* _Stated goal_: Return the data exactly, with all pictures removed.

* _Raw data_:
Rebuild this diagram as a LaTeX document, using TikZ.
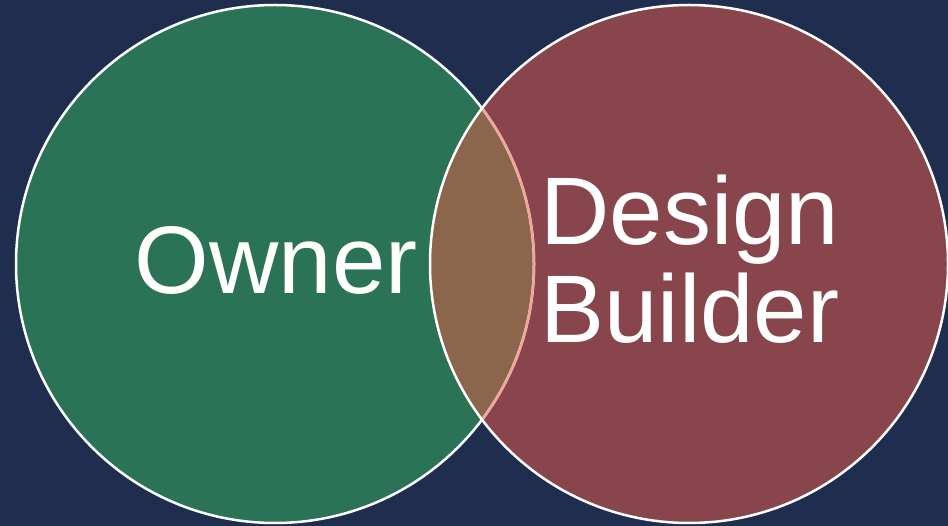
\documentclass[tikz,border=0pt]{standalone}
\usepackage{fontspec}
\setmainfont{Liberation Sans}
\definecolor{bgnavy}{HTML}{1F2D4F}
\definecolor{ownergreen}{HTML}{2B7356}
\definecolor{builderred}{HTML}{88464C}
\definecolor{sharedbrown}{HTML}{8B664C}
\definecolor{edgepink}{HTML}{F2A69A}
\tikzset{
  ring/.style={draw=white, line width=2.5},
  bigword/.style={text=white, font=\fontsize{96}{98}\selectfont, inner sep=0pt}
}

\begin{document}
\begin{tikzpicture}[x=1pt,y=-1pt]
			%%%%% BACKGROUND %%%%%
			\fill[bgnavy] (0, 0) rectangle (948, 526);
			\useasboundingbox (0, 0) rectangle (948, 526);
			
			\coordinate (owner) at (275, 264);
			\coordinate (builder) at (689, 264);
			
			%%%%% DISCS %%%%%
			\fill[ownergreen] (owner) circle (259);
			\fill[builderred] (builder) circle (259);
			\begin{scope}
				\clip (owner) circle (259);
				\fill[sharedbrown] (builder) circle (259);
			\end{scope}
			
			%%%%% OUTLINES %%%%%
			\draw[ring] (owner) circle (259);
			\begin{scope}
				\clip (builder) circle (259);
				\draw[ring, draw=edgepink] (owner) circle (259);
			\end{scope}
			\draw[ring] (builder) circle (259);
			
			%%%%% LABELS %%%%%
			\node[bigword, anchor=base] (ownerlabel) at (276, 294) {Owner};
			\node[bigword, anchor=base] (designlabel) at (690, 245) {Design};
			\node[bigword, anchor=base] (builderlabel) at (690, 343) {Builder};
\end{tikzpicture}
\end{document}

* _Finished task_:
Rebuild this diagram as a LaTeX document, using TikZ.
\documentclass[tikz,border=0pt]{standalone}
\usepackage{fontspec}
\setmainfont{Liberation Sans}
\definecolor{bgnavy}{HTML}{1F2D4F}
\definecolor{ownergreen}{HTML}{2B7356}
\definecolor{builderred}{HTML}{88464C}
\definecolor{sharedbrown}{HTML}{8B664C}
\definecolor{edgepink}{HTML}{F2A69A}
\tikzset{
  ring/.style={draw=white, line width=2.5},
  bigword/.style={text=white, font=\fontsize{96}{98}\selectfont, inner sep=0pt}
}

\begin{document}
\begin{tikzpicture}[x=1pt,y=-1pt]
			%%%%% BACKGROUND %%%%%
			\fill[bgnavy] (0, 0) rectangle (948, 526);
			\useasboundingbox (0, 0) rectangle (948, 526);
			
			\coordinate (owner) at (275, 264);
			\coordinate (builder) at (689, 264);
			
			%%%%% DISCS %%%%%
			\fill[ownergreen] (owner) circle (259);
			\fill[builderred] (builder) circle (259);
			\begin{scope}
				\clip (owner) circle (259);
				\fill[sharedbrown] (builder) circle (259);
			\end{scope}
			
			%%%%% OUTLINES %%%%%
			\draw[ring] (owner) circle (259);
			\begin{scope}
				\clip (builder) circle (259);
				\draw[ring, draw=edgepink] (owner) circle (259);
			\end{scope}
			\draw[ring] (builder) circle (259);
			
			%%%%% LABELS %%%%%
			\node[bigword, anchor=base] (ownerlabel) at (276, 294) {Owner};
			\node[bigword, anchor=base] (designlabel) at (690, 245) {Design};
			\node[bigword, anchor=base] (builderlabel) at (690, 343) {Builder};
\end{tikzpicture}
\end{document}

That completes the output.